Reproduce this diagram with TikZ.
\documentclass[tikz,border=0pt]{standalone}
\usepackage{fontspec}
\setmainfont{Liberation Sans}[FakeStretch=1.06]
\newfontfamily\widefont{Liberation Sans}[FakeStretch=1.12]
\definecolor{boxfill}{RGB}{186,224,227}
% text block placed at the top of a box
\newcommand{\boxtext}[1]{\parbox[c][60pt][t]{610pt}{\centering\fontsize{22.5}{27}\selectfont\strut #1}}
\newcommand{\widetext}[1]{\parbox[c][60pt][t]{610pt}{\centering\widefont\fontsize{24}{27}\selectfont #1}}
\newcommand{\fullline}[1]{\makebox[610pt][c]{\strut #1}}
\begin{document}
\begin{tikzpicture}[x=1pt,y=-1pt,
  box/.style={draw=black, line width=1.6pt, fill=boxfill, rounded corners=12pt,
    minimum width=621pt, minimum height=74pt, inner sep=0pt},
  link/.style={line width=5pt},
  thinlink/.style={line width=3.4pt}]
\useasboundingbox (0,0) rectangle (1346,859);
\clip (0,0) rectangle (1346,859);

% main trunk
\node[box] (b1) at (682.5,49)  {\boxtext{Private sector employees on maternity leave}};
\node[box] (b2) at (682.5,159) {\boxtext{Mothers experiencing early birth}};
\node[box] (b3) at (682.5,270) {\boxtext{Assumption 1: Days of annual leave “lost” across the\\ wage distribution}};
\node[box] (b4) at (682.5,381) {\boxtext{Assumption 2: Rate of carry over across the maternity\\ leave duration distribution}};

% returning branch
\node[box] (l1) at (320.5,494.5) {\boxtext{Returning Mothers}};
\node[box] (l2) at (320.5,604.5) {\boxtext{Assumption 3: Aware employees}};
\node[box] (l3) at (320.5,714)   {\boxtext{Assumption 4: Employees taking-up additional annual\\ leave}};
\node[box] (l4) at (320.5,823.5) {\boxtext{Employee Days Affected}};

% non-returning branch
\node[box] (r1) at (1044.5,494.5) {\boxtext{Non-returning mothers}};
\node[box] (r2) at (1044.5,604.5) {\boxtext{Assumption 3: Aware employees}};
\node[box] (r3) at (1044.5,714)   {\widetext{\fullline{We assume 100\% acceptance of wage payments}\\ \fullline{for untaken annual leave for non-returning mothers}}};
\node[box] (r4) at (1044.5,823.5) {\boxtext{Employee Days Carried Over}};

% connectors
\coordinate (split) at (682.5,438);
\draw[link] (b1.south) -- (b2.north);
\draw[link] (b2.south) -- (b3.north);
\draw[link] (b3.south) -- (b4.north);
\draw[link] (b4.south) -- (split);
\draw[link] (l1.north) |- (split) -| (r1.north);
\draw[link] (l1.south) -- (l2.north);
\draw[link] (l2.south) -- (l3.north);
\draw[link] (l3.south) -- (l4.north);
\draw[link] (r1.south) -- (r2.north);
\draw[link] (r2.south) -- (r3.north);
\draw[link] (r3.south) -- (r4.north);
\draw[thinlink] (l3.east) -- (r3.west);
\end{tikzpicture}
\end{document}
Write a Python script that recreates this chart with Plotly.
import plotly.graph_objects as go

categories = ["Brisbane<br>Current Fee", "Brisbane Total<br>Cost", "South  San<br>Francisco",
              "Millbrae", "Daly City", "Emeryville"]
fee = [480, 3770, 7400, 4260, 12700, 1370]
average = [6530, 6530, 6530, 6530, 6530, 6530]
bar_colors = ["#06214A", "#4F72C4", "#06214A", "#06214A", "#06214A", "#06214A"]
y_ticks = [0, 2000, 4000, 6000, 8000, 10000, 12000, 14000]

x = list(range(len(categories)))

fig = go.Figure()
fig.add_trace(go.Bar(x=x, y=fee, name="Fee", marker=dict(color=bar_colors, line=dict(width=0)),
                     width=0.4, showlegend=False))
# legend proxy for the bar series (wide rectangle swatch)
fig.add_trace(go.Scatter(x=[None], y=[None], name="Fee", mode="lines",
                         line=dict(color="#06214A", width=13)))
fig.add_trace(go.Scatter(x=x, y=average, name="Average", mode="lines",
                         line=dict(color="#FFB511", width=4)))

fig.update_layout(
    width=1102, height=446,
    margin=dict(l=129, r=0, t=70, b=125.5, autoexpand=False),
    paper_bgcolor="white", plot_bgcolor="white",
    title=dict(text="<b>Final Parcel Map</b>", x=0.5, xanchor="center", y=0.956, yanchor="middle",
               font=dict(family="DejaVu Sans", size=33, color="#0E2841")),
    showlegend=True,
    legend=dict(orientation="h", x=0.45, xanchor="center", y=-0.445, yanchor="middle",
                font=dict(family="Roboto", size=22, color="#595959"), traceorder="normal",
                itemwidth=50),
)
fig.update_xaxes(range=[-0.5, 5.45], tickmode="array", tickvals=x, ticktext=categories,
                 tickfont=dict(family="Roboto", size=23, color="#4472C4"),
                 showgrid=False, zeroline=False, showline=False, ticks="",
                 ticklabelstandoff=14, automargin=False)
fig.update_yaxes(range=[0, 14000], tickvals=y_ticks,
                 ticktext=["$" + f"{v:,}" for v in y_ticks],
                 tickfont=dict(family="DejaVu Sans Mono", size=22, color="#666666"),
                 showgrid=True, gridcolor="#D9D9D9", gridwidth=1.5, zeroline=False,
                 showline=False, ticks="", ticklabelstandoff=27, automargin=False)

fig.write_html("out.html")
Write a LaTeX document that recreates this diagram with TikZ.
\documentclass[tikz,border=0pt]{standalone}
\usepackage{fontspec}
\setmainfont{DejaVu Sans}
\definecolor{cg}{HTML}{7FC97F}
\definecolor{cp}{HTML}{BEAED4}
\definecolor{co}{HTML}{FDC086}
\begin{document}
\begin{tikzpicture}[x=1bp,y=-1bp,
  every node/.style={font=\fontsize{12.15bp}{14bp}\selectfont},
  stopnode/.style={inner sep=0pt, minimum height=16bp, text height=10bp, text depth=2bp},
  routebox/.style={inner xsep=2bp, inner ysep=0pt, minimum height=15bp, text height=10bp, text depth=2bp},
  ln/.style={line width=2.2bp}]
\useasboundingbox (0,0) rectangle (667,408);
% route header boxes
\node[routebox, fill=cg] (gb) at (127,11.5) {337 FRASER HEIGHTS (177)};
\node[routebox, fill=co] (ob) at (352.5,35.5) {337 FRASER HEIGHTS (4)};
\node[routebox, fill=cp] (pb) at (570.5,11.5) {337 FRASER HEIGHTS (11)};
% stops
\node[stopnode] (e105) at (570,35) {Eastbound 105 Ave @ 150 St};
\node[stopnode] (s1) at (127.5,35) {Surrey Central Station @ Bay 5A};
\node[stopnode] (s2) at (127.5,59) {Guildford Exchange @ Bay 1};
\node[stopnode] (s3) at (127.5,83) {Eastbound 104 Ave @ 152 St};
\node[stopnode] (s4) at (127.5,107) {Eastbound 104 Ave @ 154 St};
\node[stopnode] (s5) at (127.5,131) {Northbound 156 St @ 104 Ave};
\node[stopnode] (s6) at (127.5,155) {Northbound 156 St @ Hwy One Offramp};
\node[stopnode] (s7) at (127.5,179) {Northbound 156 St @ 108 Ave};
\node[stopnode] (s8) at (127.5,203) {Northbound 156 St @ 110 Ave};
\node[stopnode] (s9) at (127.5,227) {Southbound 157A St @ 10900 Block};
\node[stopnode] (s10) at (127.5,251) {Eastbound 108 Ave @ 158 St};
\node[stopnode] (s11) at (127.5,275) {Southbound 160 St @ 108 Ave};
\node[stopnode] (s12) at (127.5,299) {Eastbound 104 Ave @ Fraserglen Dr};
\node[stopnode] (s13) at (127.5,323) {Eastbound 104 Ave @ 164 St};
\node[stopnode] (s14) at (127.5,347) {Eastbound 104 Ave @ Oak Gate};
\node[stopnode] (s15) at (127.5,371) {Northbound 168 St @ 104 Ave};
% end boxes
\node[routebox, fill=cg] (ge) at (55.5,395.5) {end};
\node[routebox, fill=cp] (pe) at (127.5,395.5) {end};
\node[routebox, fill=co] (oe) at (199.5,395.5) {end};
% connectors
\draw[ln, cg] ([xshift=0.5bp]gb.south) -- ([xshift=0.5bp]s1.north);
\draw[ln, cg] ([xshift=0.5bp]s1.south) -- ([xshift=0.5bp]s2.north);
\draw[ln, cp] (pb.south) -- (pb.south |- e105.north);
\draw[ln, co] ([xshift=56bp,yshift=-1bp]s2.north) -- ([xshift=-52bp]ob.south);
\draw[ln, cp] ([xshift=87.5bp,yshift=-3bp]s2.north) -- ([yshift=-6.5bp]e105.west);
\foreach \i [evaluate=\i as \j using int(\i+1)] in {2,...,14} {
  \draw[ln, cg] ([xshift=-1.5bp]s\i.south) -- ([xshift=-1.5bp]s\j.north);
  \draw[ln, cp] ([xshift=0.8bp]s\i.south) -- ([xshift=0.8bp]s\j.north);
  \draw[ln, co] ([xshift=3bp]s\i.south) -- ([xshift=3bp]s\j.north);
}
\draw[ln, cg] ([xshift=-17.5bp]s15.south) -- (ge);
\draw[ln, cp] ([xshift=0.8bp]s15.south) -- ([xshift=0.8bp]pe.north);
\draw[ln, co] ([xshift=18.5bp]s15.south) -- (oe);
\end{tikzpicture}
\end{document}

**AIM OF THE TASK:**
Read the lines above. Gather those in which the string "diagram" is found.

**EXPECTED ANSWER:**
Reproduce this diagram with TikZ.
Write a LaTeX document that recreates this diagram with TikZ.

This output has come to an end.